In 1960, Dannenberg joined NASA's newly established Marshall Space
Flight Center as Deputy
Manager of the Saturn program . He
received the NASA Exceptional Service Medal in 1973 for successfully initiating
development of the largest rocket ever built, the Saturn V, which took the
first human beings to the moon.
When Arthur Rudolph came back from the Army's development of the Pershing missile system, von Braun assigned the management of the Saturn
system to him. Dannenberg then started to work on Saturn-based space stations,
which were eventually replaced by the Space Shuttle-based ISS.
Dannenberg retired from the
Marshall Space Flight Center in 1973 and became an Associate Professor of
Aerospace Engineering at the University of
Tennessee Space Institute (UTSI) in Tullahoma, Tennessee.

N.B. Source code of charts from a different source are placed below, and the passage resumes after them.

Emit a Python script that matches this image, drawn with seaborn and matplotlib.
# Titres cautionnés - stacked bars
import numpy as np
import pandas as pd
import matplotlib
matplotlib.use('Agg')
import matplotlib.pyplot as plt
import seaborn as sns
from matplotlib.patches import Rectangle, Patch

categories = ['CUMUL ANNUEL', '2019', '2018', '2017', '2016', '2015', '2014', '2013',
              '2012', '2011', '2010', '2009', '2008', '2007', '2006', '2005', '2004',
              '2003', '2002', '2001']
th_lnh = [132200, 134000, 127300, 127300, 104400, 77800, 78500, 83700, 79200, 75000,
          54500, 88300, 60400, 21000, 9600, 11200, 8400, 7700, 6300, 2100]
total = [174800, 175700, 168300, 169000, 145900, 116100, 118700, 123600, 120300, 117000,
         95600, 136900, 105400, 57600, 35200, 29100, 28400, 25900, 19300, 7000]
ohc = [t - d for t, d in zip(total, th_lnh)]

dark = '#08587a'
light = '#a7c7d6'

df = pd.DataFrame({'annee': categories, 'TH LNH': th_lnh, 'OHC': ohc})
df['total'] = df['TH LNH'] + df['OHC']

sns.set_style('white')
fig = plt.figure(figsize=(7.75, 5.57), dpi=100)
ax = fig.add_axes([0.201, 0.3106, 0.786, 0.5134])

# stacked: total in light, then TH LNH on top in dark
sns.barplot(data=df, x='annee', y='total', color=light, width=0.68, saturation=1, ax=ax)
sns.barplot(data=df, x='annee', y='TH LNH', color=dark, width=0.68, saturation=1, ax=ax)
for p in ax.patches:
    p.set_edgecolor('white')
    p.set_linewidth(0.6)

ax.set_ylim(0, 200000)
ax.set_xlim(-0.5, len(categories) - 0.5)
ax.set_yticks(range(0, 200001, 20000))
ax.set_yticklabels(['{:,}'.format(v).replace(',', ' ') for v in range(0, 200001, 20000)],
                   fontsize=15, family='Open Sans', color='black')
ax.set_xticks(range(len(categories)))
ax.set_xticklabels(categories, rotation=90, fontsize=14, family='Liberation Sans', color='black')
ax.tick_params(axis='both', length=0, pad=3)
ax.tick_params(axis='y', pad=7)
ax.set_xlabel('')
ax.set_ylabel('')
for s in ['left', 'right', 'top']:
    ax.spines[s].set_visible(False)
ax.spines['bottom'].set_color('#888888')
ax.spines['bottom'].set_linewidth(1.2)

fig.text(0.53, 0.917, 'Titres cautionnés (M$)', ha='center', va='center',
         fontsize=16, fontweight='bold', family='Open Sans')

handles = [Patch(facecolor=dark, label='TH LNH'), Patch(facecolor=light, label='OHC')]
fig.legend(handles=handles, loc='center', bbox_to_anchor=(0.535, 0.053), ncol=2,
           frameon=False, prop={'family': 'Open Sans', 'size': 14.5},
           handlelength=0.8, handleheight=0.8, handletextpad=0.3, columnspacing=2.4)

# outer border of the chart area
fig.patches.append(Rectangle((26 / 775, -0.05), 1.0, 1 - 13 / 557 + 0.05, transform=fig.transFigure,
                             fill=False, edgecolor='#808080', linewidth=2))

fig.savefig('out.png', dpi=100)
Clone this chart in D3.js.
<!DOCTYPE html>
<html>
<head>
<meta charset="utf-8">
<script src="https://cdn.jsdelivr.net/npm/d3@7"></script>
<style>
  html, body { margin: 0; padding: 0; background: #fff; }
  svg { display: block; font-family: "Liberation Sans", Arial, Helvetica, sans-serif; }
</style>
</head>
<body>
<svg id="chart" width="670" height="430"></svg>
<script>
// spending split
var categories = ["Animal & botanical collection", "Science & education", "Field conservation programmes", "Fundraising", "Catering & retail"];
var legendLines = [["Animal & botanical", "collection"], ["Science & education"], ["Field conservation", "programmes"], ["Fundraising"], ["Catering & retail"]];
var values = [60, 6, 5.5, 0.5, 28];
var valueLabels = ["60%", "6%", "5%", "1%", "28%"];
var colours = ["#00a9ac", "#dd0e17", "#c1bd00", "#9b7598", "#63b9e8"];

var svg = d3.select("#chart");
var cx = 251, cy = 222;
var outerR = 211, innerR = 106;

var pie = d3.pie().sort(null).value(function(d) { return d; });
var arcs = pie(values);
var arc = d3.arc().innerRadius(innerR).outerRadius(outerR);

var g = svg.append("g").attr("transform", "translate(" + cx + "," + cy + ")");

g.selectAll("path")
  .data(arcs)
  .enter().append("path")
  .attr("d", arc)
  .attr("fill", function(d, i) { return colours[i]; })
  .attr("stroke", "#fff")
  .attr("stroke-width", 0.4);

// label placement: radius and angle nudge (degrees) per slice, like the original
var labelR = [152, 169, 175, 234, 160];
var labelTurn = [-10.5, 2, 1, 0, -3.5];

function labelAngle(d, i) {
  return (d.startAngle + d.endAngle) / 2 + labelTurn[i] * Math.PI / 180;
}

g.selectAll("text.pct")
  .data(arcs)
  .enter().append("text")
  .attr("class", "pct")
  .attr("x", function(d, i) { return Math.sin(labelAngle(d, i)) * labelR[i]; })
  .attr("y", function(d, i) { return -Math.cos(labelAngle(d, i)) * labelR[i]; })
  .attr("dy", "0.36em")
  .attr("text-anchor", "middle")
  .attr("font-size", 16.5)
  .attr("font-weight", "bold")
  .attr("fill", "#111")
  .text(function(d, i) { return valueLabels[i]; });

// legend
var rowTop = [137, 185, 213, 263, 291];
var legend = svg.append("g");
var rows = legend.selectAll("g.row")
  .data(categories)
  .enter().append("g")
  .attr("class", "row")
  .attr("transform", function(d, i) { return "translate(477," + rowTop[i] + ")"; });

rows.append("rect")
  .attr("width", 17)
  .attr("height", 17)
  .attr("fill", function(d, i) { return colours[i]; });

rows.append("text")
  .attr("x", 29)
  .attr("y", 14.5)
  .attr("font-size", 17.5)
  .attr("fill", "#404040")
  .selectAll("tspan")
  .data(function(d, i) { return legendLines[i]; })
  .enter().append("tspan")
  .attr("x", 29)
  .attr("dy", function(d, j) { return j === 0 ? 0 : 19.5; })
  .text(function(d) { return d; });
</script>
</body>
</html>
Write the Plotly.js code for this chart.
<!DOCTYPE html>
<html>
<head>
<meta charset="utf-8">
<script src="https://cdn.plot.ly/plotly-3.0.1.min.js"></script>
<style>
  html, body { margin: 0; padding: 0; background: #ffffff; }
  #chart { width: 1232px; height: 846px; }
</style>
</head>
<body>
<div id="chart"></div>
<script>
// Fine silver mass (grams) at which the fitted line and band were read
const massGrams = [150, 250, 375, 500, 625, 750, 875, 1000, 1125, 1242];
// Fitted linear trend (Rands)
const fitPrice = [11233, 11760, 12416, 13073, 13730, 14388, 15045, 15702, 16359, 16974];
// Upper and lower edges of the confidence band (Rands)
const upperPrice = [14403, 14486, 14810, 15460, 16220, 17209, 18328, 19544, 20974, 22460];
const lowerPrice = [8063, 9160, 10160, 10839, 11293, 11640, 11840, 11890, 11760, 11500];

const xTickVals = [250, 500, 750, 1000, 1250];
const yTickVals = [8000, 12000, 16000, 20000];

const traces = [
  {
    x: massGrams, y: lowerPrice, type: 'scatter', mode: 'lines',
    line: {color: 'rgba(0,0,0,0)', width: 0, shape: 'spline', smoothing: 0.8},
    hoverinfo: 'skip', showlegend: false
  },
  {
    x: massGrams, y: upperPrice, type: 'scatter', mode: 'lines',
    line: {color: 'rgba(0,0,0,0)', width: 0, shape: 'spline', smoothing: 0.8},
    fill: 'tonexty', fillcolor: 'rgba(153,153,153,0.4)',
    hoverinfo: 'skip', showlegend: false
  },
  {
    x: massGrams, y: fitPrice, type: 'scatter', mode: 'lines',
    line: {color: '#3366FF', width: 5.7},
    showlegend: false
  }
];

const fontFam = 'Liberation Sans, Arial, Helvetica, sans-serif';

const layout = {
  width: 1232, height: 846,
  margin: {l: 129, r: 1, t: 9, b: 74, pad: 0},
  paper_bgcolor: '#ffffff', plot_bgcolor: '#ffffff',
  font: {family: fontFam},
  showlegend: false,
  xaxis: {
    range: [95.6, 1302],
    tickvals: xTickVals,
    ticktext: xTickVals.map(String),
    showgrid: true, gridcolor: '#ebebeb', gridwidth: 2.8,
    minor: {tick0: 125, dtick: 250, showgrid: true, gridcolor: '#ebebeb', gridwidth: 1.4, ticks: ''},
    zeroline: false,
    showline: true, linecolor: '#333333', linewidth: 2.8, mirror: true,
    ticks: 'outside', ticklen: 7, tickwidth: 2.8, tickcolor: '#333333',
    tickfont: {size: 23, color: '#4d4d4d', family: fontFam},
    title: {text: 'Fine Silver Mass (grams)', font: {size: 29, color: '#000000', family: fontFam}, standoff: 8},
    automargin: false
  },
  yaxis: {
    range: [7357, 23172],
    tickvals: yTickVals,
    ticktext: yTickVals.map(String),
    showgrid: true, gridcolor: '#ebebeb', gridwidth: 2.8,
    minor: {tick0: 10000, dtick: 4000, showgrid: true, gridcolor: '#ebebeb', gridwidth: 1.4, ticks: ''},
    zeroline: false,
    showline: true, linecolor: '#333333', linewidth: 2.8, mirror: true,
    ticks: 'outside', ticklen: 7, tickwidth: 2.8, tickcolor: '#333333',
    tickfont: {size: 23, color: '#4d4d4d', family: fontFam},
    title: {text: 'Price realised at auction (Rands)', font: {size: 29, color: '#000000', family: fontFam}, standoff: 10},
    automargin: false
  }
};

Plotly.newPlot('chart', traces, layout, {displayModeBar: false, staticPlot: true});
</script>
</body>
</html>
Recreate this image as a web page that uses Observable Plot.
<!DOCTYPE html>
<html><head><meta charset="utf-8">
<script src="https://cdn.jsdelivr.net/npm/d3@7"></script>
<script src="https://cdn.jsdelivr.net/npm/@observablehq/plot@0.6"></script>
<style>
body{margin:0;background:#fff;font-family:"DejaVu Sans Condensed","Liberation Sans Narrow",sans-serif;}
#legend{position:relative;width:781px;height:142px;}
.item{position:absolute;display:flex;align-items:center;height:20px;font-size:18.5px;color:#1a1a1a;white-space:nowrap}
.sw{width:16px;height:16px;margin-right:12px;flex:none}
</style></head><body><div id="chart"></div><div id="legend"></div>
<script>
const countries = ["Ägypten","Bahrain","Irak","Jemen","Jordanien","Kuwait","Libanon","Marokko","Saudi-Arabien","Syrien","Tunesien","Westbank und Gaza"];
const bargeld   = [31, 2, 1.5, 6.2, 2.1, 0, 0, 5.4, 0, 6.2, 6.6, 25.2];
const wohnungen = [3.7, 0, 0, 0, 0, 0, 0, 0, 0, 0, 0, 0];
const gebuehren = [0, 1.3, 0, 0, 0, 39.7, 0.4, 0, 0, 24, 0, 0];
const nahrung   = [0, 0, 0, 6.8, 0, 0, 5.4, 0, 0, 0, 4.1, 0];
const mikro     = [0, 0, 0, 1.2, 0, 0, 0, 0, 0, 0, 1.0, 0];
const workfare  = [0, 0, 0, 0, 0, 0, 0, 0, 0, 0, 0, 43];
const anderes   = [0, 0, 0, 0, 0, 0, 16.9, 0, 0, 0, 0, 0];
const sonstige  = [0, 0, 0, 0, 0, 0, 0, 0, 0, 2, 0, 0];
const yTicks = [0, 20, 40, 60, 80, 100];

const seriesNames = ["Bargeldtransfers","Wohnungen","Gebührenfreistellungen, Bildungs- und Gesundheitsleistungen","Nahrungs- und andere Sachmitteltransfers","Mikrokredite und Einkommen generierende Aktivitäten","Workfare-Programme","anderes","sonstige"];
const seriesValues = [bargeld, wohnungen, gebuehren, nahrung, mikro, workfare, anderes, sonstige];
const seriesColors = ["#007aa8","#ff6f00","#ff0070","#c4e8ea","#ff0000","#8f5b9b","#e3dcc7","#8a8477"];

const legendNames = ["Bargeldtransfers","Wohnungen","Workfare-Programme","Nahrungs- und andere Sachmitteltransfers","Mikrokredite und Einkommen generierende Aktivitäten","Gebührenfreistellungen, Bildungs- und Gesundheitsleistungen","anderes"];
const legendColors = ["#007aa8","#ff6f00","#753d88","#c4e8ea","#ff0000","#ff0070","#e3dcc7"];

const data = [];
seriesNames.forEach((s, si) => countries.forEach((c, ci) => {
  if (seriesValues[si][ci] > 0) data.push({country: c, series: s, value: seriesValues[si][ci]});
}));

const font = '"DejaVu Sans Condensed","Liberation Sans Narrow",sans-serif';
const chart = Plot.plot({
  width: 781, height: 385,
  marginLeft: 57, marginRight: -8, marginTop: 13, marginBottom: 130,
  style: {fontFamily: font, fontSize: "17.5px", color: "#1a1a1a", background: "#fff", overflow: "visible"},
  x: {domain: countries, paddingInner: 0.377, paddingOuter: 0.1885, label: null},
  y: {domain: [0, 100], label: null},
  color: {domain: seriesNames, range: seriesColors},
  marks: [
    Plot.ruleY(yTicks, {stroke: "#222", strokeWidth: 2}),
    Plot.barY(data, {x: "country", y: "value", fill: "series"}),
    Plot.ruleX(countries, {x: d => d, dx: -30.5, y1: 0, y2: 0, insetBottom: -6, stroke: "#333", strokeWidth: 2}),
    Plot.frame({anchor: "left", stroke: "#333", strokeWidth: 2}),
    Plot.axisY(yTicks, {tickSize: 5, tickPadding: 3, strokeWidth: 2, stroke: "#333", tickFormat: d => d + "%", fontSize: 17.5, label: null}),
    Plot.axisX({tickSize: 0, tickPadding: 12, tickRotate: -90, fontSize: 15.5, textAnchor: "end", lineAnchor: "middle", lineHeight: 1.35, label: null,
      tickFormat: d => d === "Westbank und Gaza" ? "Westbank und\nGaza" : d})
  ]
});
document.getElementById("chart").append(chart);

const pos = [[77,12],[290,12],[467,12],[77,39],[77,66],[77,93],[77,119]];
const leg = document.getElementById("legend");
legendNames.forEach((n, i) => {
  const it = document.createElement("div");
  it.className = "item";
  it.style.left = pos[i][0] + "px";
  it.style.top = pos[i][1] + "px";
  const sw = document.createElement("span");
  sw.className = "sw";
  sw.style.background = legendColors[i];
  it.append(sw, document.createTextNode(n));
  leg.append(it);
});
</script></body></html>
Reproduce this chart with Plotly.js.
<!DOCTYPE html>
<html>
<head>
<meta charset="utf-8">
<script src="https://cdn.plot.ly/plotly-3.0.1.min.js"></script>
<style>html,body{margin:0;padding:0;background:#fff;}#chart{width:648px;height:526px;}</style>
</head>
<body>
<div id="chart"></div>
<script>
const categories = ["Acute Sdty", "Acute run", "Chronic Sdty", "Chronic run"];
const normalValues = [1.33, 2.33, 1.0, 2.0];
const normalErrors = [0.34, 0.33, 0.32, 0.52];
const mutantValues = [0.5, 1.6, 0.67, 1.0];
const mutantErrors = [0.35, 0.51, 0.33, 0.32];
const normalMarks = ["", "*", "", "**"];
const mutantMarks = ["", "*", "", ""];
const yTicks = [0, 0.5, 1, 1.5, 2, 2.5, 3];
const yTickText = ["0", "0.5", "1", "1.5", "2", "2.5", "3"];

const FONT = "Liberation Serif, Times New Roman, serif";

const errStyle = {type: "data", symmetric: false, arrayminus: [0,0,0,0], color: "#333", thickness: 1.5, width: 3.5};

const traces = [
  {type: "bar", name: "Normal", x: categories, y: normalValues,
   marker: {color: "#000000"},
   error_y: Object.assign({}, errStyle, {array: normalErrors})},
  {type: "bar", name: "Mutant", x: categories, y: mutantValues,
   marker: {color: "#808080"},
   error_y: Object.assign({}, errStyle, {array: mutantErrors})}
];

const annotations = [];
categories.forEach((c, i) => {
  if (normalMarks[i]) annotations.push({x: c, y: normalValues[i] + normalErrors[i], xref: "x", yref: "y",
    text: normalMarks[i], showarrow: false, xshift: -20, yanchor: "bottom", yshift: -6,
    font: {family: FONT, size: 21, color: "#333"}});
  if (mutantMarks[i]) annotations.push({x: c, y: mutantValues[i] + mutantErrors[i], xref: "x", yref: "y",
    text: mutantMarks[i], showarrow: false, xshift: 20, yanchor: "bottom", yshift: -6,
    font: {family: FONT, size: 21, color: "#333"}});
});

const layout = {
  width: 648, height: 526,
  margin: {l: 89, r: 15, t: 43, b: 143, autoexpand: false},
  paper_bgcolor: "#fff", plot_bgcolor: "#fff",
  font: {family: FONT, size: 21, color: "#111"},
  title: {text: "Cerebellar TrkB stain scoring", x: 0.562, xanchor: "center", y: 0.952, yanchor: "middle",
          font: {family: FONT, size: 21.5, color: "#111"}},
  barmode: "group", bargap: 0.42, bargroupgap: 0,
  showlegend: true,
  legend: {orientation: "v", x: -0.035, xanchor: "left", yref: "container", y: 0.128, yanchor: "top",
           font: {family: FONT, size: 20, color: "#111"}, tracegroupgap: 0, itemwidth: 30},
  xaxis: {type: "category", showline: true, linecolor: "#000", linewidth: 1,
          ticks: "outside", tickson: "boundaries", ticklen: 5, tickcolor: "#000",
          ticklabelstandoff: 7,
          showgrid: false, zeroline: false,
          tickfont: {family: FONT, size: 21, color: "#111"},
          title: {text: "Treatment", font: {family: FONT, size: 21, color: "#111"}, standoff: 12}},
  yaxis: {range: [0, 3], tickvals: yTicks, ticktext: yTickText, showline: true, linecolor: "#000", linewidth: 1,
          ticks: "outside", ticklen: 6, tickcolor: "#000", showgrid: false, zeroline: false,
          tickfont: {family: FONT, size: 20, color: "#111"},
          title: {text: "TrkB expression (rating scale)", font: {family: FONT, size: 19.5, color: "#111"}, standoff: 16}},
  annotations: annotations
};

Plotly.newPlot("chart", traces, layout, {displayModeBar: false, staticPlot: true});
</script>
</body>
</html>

Dannenberg was a Fellow of
the American Institute of Aeronautics and Astronautics and past president of the Alabama/Mississippi Chapter of
this organization. In 1990, he received the prestigious DURAND Lectureship, and
in 1996, the Hermann Oberth Award. He was a member of the NASA/MSFC Retirees
Association, an honorary member of the Hermann Oberth Society of Germany and a
charter member of the L5 Society, which is now the National Space Society
(NSS). In 1992, the Alabama
Space and Rocket Center established
"The Konrad Dannenberg Scholarship" in his honor, which grants the
winning youngster free admittance to a Space Academy session. He attended many
meetings of the International
Astronautical Federation and
presented a number of historical papers in their sessions.